Colleagues of ex-President Bush were
particularly irked by the round robin they received from George Snr and Barbara
this Christmas: 'Young George W. is getting on just fine in his new job of
President of the United States (thanks for the help, Jeb!). He is looking
forward to starting World War Three in the new year and Dad has been helping
him find Iraq on the old family atlas. Coincidentally, this is also the time
that he'll be beginning his campaign for re-election, and as Dubya says:
"I will not be impedemented!" '

Yes,
believe it or not, we are now more than halfway through the American electoral
cycle, which is of course a far more important factor in the timing of any war
than Iraqi winters or UN resolutions.
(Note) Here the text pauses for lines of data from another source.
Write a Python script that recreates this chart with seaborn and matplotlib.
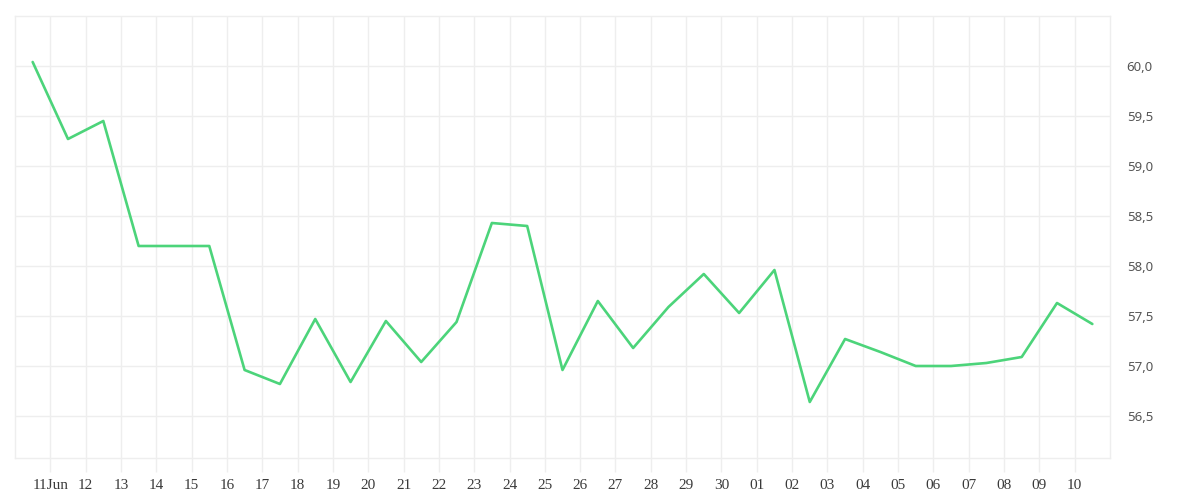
import matplotlib
matplotlib.use("Agg")
import matplotlib.pyplot as plt
import seaborn as sns
import pandas as pd

# ---- data ----
start = "2023-06-10 12:00"
values = [60.04, 59.27, 59.45, 58.20, 58.20, 58.20, 56.96, 56.82, 57.47, 56.84,
          57.45, 57.04, 57.44, 58.43, 58.40, 56.96, 57.65, 57.18, 57.59, 57.92,
          57.53, 57.96, 56.64, 57.27, 57.14, 57.00, 57.00, 57.03, 57.09, 57.63,
          57.42]
tick_days = pd.date_range("2023-06-11", "2023-07-10", freq="D")
tick_labels = ["11Jun"] + [d.strftime("%d") for d in tick_days[1:]]
y_ticks = [56.5, 57.0, 57.5, 58.0, 58.5, 59.0, 59.5, 60.0]

df = pd.DataFrame({"date": pd.date_range(start, periods=len(values), freq="D"),
                   "value": values})

sns.set_theme(style="white")
plt.rcParams["font.family"] = ["Noto Sans", "DejaVu Sans"]

fig = plt.figure(figsize=(12, 5), dpi=100)
ax = fig.add_axes([15 / 1200, 1 - 458 / 500, (1110 - 15) / 1200, (458 - 16) / 500])

sns.lineplot(data=df, x="date", y="value", ax=ax, color="#4cd47a", linewidth=1.9)

grid_c = "#eeeeee"
ax.set_xlim(pd.Timestamp("2023-06-10"), pd.Timestamp("2023-07-11"))
ax.set_ylim(56.08, 60.5)

ax.set_xticks(tick_days)
ax.set_xticklabels(tick_labels, family=["Liberation Serif", "DejaVu Serif"],
                   fontsize=11, color="#3a3a3a")
ax.set_yticks(y_ticks)
ax.set_yticklabels([f"{v:.1f}".replace(".", ",") for v in y_ticks],
                   family=["Noto Sans", "DejaVu Sans"],
                   fontsize=9.5, color="#555555")
ax.yaxis.tick_right()

ax.grid(True, color=grid_c, linewidth=1)
ax.set_axisbelow(True)
ax.tick_params(axis="x", length=10, width=1, color=grid_c, pad=5, bottom=True)
ax.tick_params(axis="y", length=0, pad=12, right=True, left=False)
for sp in ax.spines.values():
    sp.set_color(grid_c)
    sp.set_linewidth(1)
ax.set_xlabel("")
ax.set_ylabel("")

fig.savefig("out.png", dpi=100)
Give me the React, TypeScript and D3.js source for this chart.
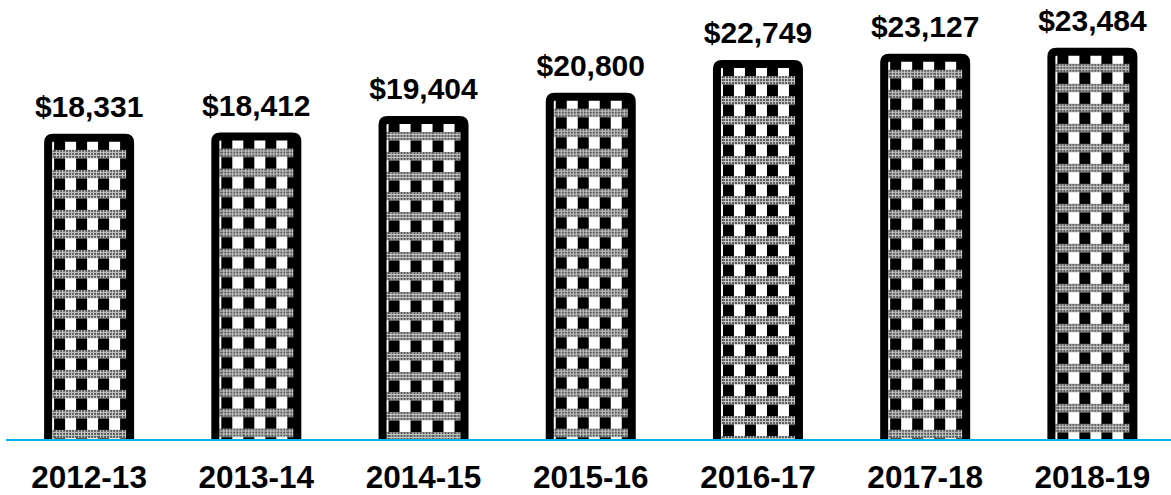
import React from "react";
import * as d3 from "d3";

const categories = ["2012-13", "2013-14", "2014-15", "2015-16", "2016-17", "2017-18", "2018-19"];
const values = [18331, 18412, 19404, 20800, 22749, 23127, 23484];
const valueLabels = ["$18,331", "$18,412", "$19,404", "$20,800", "$22,749", "$23,127", "$23,484"];

const W = 1171;
const H = 495;
const baseY = 440;

export default function App() {
  const x = d3.scaleBand<string>().domain(categories).range([5.5, 1176]).paddingInner(0).paddingOuter(0);
  const y = d3.scaleLinear().domain([0, 25000]).range([baseY, baseY - 417.5]);
  const barW = 90;
  const bw = 8;
  const r = 5;
  const font = "'Liberation Sans', Arial, Helvetica, sans-serif";

  return (
    <svg width={W} height={H} style={{ position: "absolute", left: 0, top: 0, background: "#fff" }}>
      <defs>
        <pattern id="dots" patternUnits="userSpaceOnUse" width={3} height={3}>
          <rect width={3} height={3} fill="#c8c8c8" />
          <rect x={0} y={0} width={2} height={2} fill="#5a5a5a" />
        </pattern>
        {categories.map((c, i) => {
          const cx = (x(c) as number) + x.bandwidth() / 2;
          const left = cx - barW / 2;
          const top = y(values[i]);
          return (
            <pattern key={c} id={`pat${i}`} patternUnits="userSpaceOnUse" width={22} height={20} x={left + 10} y={top + 16}>
              <rect width={22} height={20} fill="#fff" />
              <rect x={0} y={8} width={11} height={12} fill="#000" />
              <rect x={0} y={0} width={22} height={8.5} fill="url(#dots)" />
            </pattern>
          );
        })}
      </defs>
      {categories.map((c, i) => {
        const cx = (x(c) as number) + x.bandwidth() / 2;
        const left = cx - barW / 2 + bw / 2;
        const right = cx + barW / 2 - bw / 2;
        const top = y(values[i]) + bw / 2;
        const d = `M${left},${baseY} L${left},${top + r} Q${left},${top} ${left + r},${top} L${right - r},${top} Q${right},${top} ${right},${top + r} L${right},${baseY}`;
        return (
          <g key={c}>
            <path d={d} fill={`url(#pat${i})`} stroke="#000" strokeWidth={bw} />
            <text x={cx} y={y(values[i]) - 17} textAnchor="middle" fontFamily={font} fontWeight="bold" fontSize={30} fill="#000">
              {valueLabels[i]}
            </text>
            <text x={cx} y={488} textAnchor="middle" fontFamily={font} fontWeight="bold" fontSize={31.5} fill="#000">
              {c}
            </text>
          </g>
        );
      })}
      <line x1={6} x2={W} y1={baseY} y2={baseY} stroke="#00b0f0" strokeWidth={2} />
    </svg>
  );
}
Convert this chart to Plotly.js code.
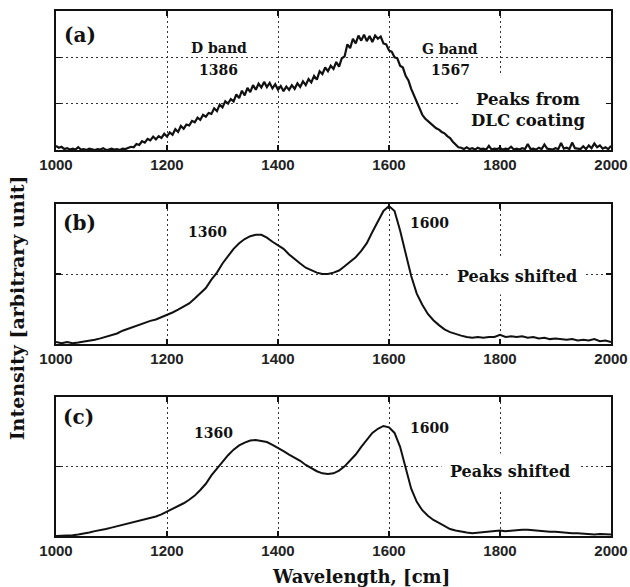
<!DOCTYPE html>
<html>
<head>
<meta charset="utf-8">
<script src="https://cdn.plot.ly/plotly-3.0.1.min.js"></script>
<style>
  html, body { margin: 0; padding: 0; background: #fff; }
  #chart { width: 630px; height: 587px; }
</style>
</head>
<body>
<div id="chart"></div>
<script>
// Raman spectra, wavenumber axis in cm^-1
const xStart = 1000;
const stepA = 5;    // sampling of panel (a)
const stepBC = 10;  // sampling of panels (b) and (c)

// (a) peaks from the DLC coating
const intensityA = [
  0.09,0.05,0.07,0.02,0.04,0.01,0.03,0.01,0.06,0.01,
  0.02,0.00,0.03,0.01,0.00,0.02,0.01,0.04,0.00,0.01,
  0.03,0.01,0.02,0.00,0.03,0.02,0.04,0.07,0.06,0.13,
  0.11,0.19,0.16,0.24,0.21,0.29,0.23,0.30,0.26,0.35,
  0.29,0.38,0.33,0.45,0.39,0.52,0.46,0.55,0.53,0.63,
  0.60,0.70,0.65,0.76,0.72,0.80,0.78,0.90,0.84,0.98,
  0.92,1.05,1.00,1.10,1.05,1.20,1.12,1.28,1.18,1.34,
  1.25,1.40,1.30,1.43,1.35,1.47,1.36,1.45,1.33,1.42,
  1.30,1.38,1.27,1.37,1.30,1.40,1.32,1.44,1.36,1.48,
  1.40,1.53,1.46,1.60,1.52,1.70,1.64,1.78,1.70,1.82,
  1.75,1.90,1.80,1.98,2.02,2.28,2.20,2.40,2.30,2.47,
  2.36,2.49,2.35,2.46,2.33,2.47,2.40,2.45,2.30,2.28,
  2.15,2.12,2.00,1.98,1.82,1.78,1.60,1.50,1.32,1.18,
  1.02,0.88,0.76,0.68,0.62,0.56,0.52,0.47,0.44,0.39,
  0.36,0.30,0.26,0.18,0.13,0.06,0.05,0.02,0.06,0.02,
  0.04,0.01,0.05,0.02,0.03,0.01,0.09,0.01,0.03,0.02,
  0.05,0.01,0.03,0.02,0.07,0.01,0.03,0.01,0.04,0.02,
  0.13,0.02,0.03,0.01,0.05,0.02,0.12,0.03,0.02,0.01,
  0.04,0.02,0.15,0.03,0.05,0.02,0.16,0.04,0.03,0.02,
  0.08,0.02,0.10,0.04,0.14,0.06,0.10,0.03,0.06,0.02,
  0.09
];

// (b) shifted peaks
const intensityB = [
  0.03,0.01,0.03,0.01,0.02,0.03,0.04,0.06,0.08,0.10,
  0.13,0.15,0.19,0.22,0.25,0.27,0.30,0.33,0.35,0.38,
  0.41,0.45,0.49,0.53,0.58,0.65,0.73,0.80,0.92,1.02,
  1.15,1.26,1.36,1.44,1.50,1.54,1.56,1.56,1.52,1.46,
  1.41,1.36,1.28,1.21,1.15,1.09,1.05,1.02,1.00,1.00,
  1.02,1.05,1.11,1.17,1.24,1.33,1.44,1.60,1.76,1.90,
  1.97,1.90,1.62,1.30,0.97,0.72,0.56,0.43,0.34,0.27,
  0.21,0.17,0.14,0.12,0.10,0.09,0.10,0.09,0.10,0.10,
  0.13,0.10,0.11,0.10,0.11,0.09,0.10,0.08,0.09,0.07,
  0.08,0.07,0.06,0.07,0.05,0.06,0.05,0.07,0.04,0.05,
  0.03
];

// (c) shifted peaks
const intensityC = [
  0.00,0.00,0.01,0.01,0.02,0.03,0.05,0.07,0.08,0.10,
  0.12,0.14,0.16,0.18,0.19,0.21,0.23,0.25,0.28,0.31,
  0.35,0.38,0.42,0.47,0.52,0.58,0.66,0.75,0.87,0.97,
  1.07,1.16,1.24,1.30,1.34,1.37,1.38,1.37,1.35,1.31,
  1.27,1.22,1.17,1.13,1.08,1.02,0.97,0.93,0.90,0.89,
  0.90,0.94,1.00,1.08,1.17,1.28,1.38,1.48,1.54,1.58,
  1.56,1.48,1.28,0.96,0.68,0.49,0.37,0.29,0.23,0.19,
  0.14,0.10,0.08,0.06,0.05,0.04,0.05,0.05,0.06,0.07,
  0.08,0.07,0.08,0.08,0.09,0.09,0.08,0.08,0.07,0.06,
  0.06,0.05,0.05,0.04,0.04,0.03,0.03,0.02,0.03,0.02,
  0.02
];

const tickValues = [1000, 1200, 1400, 1600, 1800, 2000];
const tickLabels = ['1000', '1200', '1400', '1600', '1800', '2000'];

function grid(values, step) {
  return values.map((_, i) => xStart + i * step);
}

const traces = [
  { x: grid(intensityA, stepA), y: intensityA, xaxis: 'x', yaxis: 'y', mode: 'lines',
    line: { color: '#111', width: 2.2 }, hoverinfo: 'skip' },
  { x: grid(intensityB, stepBC), y: intensityB, xaxis: 'x2', yaxis: 'y2', mode: 'lines',
    line: { color: '#111', width: 2 }, hoverinfo: 'skip' },
  { x: grid(intensityC, stepBC), y: intensityC, xaxis: 'x3', yaxis: 'y3', mode: 'lines',
    line: { color: '#111', width: 2 }, hoverinfo: 'skip' }
];

const serif = 'DejaVu Serif';
const dotted = '2px,3px';

function xAxis(anchor) {
  return {
    anchor: anchor, domain: [0, 1], range: [1000, 2000],
    tickvals: tickValues, ticktext: tickLabels,
    showgrid: true, gridcolor: '#333', gridwidth: 1, griddash: dotted,
    zeroline: false,
    showline: true, linecolor: '#111', linewidth: 1.8, mirror: 'ticks',
    ticks: 'inside', ticklen: 5, tickwidth: 1.2, tickcolor: '#111',
    tickfont: { family: 'Liberation Sans', size: 15, color: '#222', weight: 'bold' },
    fixedrange: true
  };
}
function yAxis(anchor, domain, top) {
  return {
    anchor: anchor, domain: domain, range: [0, top], dtick: 1,
    showticklabels: false,
    showgrid: true, gridcolor: '#333', gridwidth: 1, griddash: dotted,
    zeroline: false,
    showline: true, linecolor: '#111', linewidth: 1.8, mirror: 'ticks',
    ticks: 'inside', ticklen: 5, tickwidth: 1.2, tickcolor: '#111',
    fixedrange: true
  };
}

function label(text, x, y, xr, yr, size, extra) {
  return Object.assign({
    text: text, x: x, y: y, xref: xr, yref: yr, showarrow: false,
    xanchor: 'center', yanchor: 'middle',
    font: { family: serif, size: size, color: '#111', weight: 'bold' }
  }, extra || {});
}

const annotations = [
  // (a)
  label('(a)', 1043, 2.48, 'x', 'y', 20),
  label('D band', 1293, 2.2, 'x', 'y', 14),
  label('1386', 1293, 1.73, 'x', 'y', 14),
  label('G band', 1710, 2.18, 'x', 'y', 14),
  label('1567', 1710, 1.72, 'x', 'y', 14),
  label('Peaks from<br>DLC coating', 1850, 0.87, 'x', 'y', 16.5),
  // (b)
  label('(b)', 1043, 1.73, 'x2', 'y2', 20),
  label('1360', 1273, 1.6, 'x2', 'y2', 14),
  label('1600', 1673, 1.73, 'x2', 'y2', 14),
  label('Peaks shifted', 1830, 0.96, 'x2', 'y2', 16, { bgcolor: '#fff', borderpad: 8 }),
  // (c)
  label('(c)', 1040, 1.71, 'x3', 'y3', 20),
  label('1360', 1283, 1.48, 'x3', 'y3', 14),
  label('1600', 1673, 1.55, 'x3', 'y3', 14),
  label('Peaks shifted', 1818, 0.93, 'x3', 'y3', 16, { bgcolor: '#fff', borderpad: 8 }),
  // shared axis titles
  label('Intensity [arbitrary unit]', -0.07, 0.434, 'paper', 'paper', 19, { textangle: -90 }),
  label('Wavelength, [cm]', 0.549, -0.078, 'paper', 'paper', 18)
];

// clear panel behind the DLC note, under the spectrum but over the grid
const shapes = [
  { type: 'rect', xref: 'x', yref: 'y', x0: 1725, x1: 2000, y0: 0, y1: 1.62,
    fillcolor: '#fff', line: { width: 0 }, layer: 'between' }
];

const layout = {
  width: 630, height: 587,
  margin: { l: 56, r: 19, t: 11, b: 51 },
  paper_bgcolor: '#fff', plot_bgcolor: '#fff',
  showlegend: false,
  xaxis: xAxis('y'),
  xaxis2: xAxis('y2'),
  xaxis3: xAxis('y3'),
  yaxis: yAxis('x', [0.7352, 1.0], 3),
  yaxis2: yAxis('x2', [0.3657, 0.6324], 2),
  yaxis3: yAxis('x3', [0, 0.2653], 2),
  annotations: annotations,
  shapes: shapes
};

Plotly.newPlot('chart', traces, layout, { displayModeBar: false, staticPlot: true });
</script>
</body>
</html>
You can understand why George W. Bush
wants a military victory a year before his presidential election, but why do
British troops need to be involved in his crude bid for electoral popularity? Apart
from all the death and suffering that British squaddies would inflict upon the
already oppressed Iraqi people, the troops themselves would be at great risk of
being killed, injured, or entertained by Jim Davidson. So wouldn't it be safer
and far more honest if our boys were simply deployed in key marginal states
across the pond to go canvassing for the US Republican Party?

Instead
of helping George W. Bush get re-elected by joining a war in the Gulf, Her
Majesty's armed forces would be parachuted into New Hampshire, where they could
give out glossy leaflets saying 'Re-elect Bush and Cheney 2004!' Dubya would
still be grateful to Tony Blair, but no horrific war crimes would be committed
and British servicemen would all come back safe and sound, except for the
unfortunate few who got lost in downtown Detroit.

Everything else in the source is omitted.